Hour Nine: Valentino – December 17, 1977
This is the sound of death approaching. It is slow and methodical, full of quiet menace, and a British idiot screaming nonsense through a distortion pedal. Phases, up and down, bleeps and bloops, crunchy after effects, the glow of post-coital relaxation, the grunt of a birthing mother: it all sounds the same eventually and loses its effect on the imagination. The audience is hooting, though, so who am I?
There is a pulse to it. I listen to the pulse and let my mind sync up to it, my heart beat dropping and my skin cooling. What time is it?
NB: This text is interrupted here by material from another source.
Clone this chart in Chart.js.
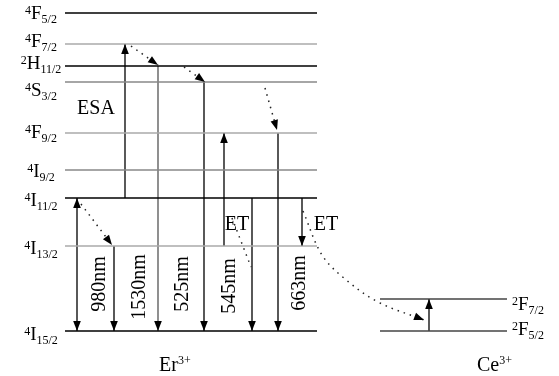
<!DOCTYPE html>
<html>
<head>
<meta charset="utf-8">
<script src="https://cdn.jsdelivr.net/npm/chart.js@4/dist/chart.umd.min.js"></script>
<style>
  html, body { margin: 0; padding: 0; background: #fff; }
  #wrap { width: 559px; height: 376px; }
</style>
</head>
<body>
<div id="wrap"><canvas id="levels"></canvas></div>
<script>
// Er3+ manifolds, top to bottom (energy in diagram units above the ground state)
const erMult   = ['4', '4', '2', '4', '4', '4', '4', '4', '4'];
const erTerm   = ['F', 'F', 'H', 'S', 'F', 'I', 'I', 'I', 'I'];
const erJ      = ['5/2', '7/2', '11/2', '3/2', '9/2', '9/2', '11/2', '13/2', '15/2'];
const erEnergy = [318, 287, 265, 249, 198, 161, 133, 85, 0];

// Ce3+ manifolds
const ceMult   = ['2', '2'];
const ceTerm   = ['F', 'F'];
const ceJ      = ['7/2', '5/2'];
const ceEnergy = [32, 0];

// emission bands: upper -> lower manifold
const bandNames = ['980nm', '1530nm', '525nm', '545nm', '663nm'];
const bandFrom  = ['4I11/2', '4I13/2', '2H11/2', '4S3/2', '4F9/2'];
const bandTo    = ['4I15/2', '4I15/2', '4I15/2', '4I15/2', '4I15/2'];

// excited state absorption and Er-side energy transfer (upward)
const pumpNames = ['ESA', 'ET'];
const pumpFrom  = ['4I11/2', '4I13/2'];
const pumpTo    = ['4F7/2', '4F9/2'];

// Er donor steps (downward) and the Ce acceptor step
const donorFrom = ['4I11/2', '4I11/2'];
const donorTo   = ['4I15/2', '4I13/2'];
const ceFrom = '2F5/2';
const ceTo   = '2F7/2';

// non-radiative relaxation
const relaxFrom = ['4F7/2', '2H11/2', '4S3/2', '4I11/2'];
const relaxTo   = ['2H11/2', '4S3/2', '4F9/2', '4I13/2'];

// ---- layout / style ----
const erSpan = [65, 317];
const ceSpan = [380, 507];
const erLineColor = ['#000', '#aaa', '#000', '#888', '#aaa', '#888', '#000', '#aaa', '#000'];
const erLabelX = 41;
const erLabelDy = [6, 3, 3, 14, 5, 7, 8, 8, 9];
const ceLabelX = 512;
const ceLabelDy = [11, 4];
const bandX = [77, 114, 158, 204, 278];
const bandBaseX = [105, 145, 188, 235, 305];
const bandMidY = [284, 287, 284, 286, 283];
const bandColor = ['#000', '#000', '#555', '#000', '#000'];
const pumpX = [125, 224];
const donorX = [252, 302];
const ceX = 429;
const relaxX = [[131, 158], [184, 205], [265, 277], [81, 112]];
const relaxDy = [[-2, 1], [-1, 0], [-6, 3], [-6, 1]];
// cross relaxation trail and the transfer path towards Ce3+
const crossPath = [[232, 113], [251, 64]];
const transferPath = [[303, 120], [322, 76], [345, 52], [378, 29], [424, 11]];

const levelValue = {};
erMult.forEach((m, i) => { levelValue[m + erTerm[i] + erJ[i]] = erEnergy[i]; });
ceMult.forEach((m, i) => { levelValue[m + ceTerm[i] + ceJ[i]] = ceEnergy[i]; });
const E = key => levelValue[key];

function seg(points, style) {
  return Object.assign({
    type: 'line',
    data: points.map(p => ({ x: p[0], y: p[1] })),
    borderColor: '#000',
    borderWidth: 1.3,
    pointRadius: 0,
    fill: false,
    tension: 0
  }, style);
}

const datasets = [];
erEnergy.forEach((e, i) => {
  datasets.push(seg([[erSpan[0], e], [erSpan[1], e]], { borderColor: erLineColor[i], borderWidth: 1.5 }));
});
ceEnergy.forEach(e => {
  datasets.push(seg([[ceSpan[0], e], [ceSpan[1], e]], { borderColor: '#444', borderWidth: 1.3 }));
});
bandNames.forEach((n, i) => {
  const pts = [[bandX[i], E(bandFrom[i])], [bandX[i], E(bandTo[i])]];
  datasets.push(seg(pts, { borderColor: bandColor[i], head: i === 0 ? 'both' : 'end' }));
});
pumpNames.forEach((n, i) => {
  datasets.push(seg([[pumpX[i], E(pumpFrom[i])], [pumpX[i], E(pumpTo[i])]], { head: 'end' }));
});
donorFrom.forEach((f, i) => {
  datasets.push(seg([[donorX[i], E(f)], [donorX[i], E(donorTo[i])]], { head: 'end' }));
});
datasets.push(seg([[ceX, E(ceFrom)], [ceX, E(ceTo)]], { head: 'end' }));

const dotted = { borderDash: [1.5, 5], borderWidth: 1.5, borderColor: '#222' };
relaxFrom.forEach((f, i) => {
  const pts = [[relaxX[i][0], E(f) + relaxDy[i][0]], [relaxX[i][1], E(relaxTo[i]) + relaxDy[i][1]]];
  datasets.push(seg(pts, Object.assign({ head: 'end' }, dotted)));
});
datasets.push(seg(crossPath, dotted));
datasets.push(seg(transferPath, Object.assign({ head: 'end', tension: 0.35 }, dotted)));

const arrowHeads = {
  id: 'arrowHeads',
  afterDatasetsDraw(chart) {
    const ctx = chart.ctx;
    const draw = (tip, from) => {
      const a = Math.atan2(tip.y - from.y, tip.x - from.x);
      const len = 10, half = 3.8;
      ctx.save();
      ctx.translate(tip.x, tip.y);
      ctx.rotate(a);
      ctx.beginPath();
      ctx.moveTo(0, 0);
      ctx.lineTo(-len, -half);
      ctx.lineTo(-len, half);
      ctx.closePath();
      ctx.fillStyle = '#000';
      ctx.fill();
      ctx.restore();
    };
    chart.data.datasets.forEach((ds, i) => {
      if (!ds.head) return;
      const pts = chart.getDatasetMeta(i).data;
      const n = pts.length;
      draw(pts[n - 1], pts[n - 2]);
      if (ds.head === 'both') draw(pts[0], pts[1]);
    });
  }
};

const BIG = '19px "Liberation Serif", "Times New Roman", serif';
const SMALL = '12px "Liberation Serif", "Times New Roman", serif';
const TEXT = '20px "Liberation Serif", "Times New Roman", serif';
const SUP = '12px "Liberation Serif", "Times New Roman", serif';

function drawTerm(ctx, x, base, mult, term, j, align) {
  ctx.font = SMALL;
  const wm = ctx.measureText(mult).width;
  const wj = ctx.measureText(j).width;
  ctx.font = BIG;
  const wt = ctx.measureText(term).width;
  const x0 = align === 'center' ? x - (wm + wt + wj) / 2 : x;
  ctx.textAlign = 'left';
  ctx.textBaseline = 'alphabetic';
  ctx.font = SMALL;
  ctx.fillText(mult, x0, base - 5);
  ctx.font = BIG;
  ctx.fillText(term, x0 + wm, base);
  ctx.font = SMALL;
  ctx.fillText(j, x0 + wm + wt, base + 4);
}

function drawIon(ctx, x, base, sym, charge) {
  ctx.textAlign = 'left';
  ctx.textBaseline = 'alphabetic';
  ctx.font = TEXT;
  ctx.fillText(sym, x, base);
  const w = ctx.measureText(sym).width;
  ctx.font = SUP;
  ctx.fillText(charge, x + w, base - 7);
}

const labels = {
  id: 'labels',
  afterDraw(chart) {
    const ctx = chart.ctx;
    const ys = chart.scales.y;
    ctx.save();
    ctx.fillStyle = '#000';
    erEnergy.forEach((e, i) => {
      drawTerm(ctx, erLabelX, ys.getPixelForValue(e) + erLabelDy[i], erMult[i], erTerm[i], erJ[i], 'center');
    });
    ceEnergy.forEach((e, i) => {
      drawTerm(ctx, ceLabelX, ys.getPixelForValue(e) + ceLabelDy[i], ceMult[i], ceTerm[i], ceJ[i], 'left');
    });
    bandNames.forEach((n, i) => {
      ctx.save();
      ctx.translate(bandBaseX[i], bandMidY[i]);
      ctx.rotate(-Math.PI / 2);
      ctx.font = TEXT;
      ctx.textAlign = 'center';
      ctx.textBaseline = 'alphabetic';
      ctx.fillText(n, 0, 0);
      ctx.restore();
    });
    ctx.font = TEXT;
    ctx.textAlign = 'center';
    ctx.textBaseline = 'alphabetic';
    ctx.fillText(pumpNames[0], 96, 114);
    ctx.fillText(pumpNames[1], 237, 230);
    ctx.fillText('ET', 326, 230);
    drawIon(ctx, 159, 371, 'Er', '3+');
    drawIon(ctx, 477, 371, 'Ce', '3+');
    ctx.restore();
  }
};

new Chart(document.getElementById('levels'), {
  type: 'line',
  data: { datasets },
  options: {
    responsive: true,
    maintainAspectRatio: false,
    animation: false,
    events: [],
    layout: { padding: 0 },
    scales: {
      x: { type: 'linear', min: 0, max: 559, display: false },
      y: { type: 'linear', min: -45, max: 331, display: false }
    },
    plugins: { legend: { display: false }, tooltip: { enabled: false } }
  },
  plugins: [arrowHeads, labels]
});
</script>
</body>
</html>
There’s a palpable sense of yearning, like fingers scraping through hay to find a needle, there’s a hope here, deep within the folds, a speck of life that can be grasped, pulled out, and gnawed on like a bone pulled from the chest of a lion. Yes. Oh yes. Randomness here.
Stasis, like a flat heart beat or the horizon of the ocean dead calm and silent. It echoes and the band takes a break as Chris lets the synthesizer do all the hard work. Have a smoke, a shag, and a hag. The noise they can make…it still gives the young ones a headache. That’s nice.
Hour Ten: Brighton – February 25, 1978
There’s some relaxation in my mind now. This particular one starts out rather low key. There’s some siren synths, but not as high pitched or insistent. Rather background noise. Cosey is very art-damaged guitar here. This isn’t easy listening. There is a drone throughout that creates menace, like the sound of bombs dropping on the countryside. Peter plays a radio broadcast or something in the background. I can’t tell. Cosey creates these great swells of sound on her guitar and Chris answers back.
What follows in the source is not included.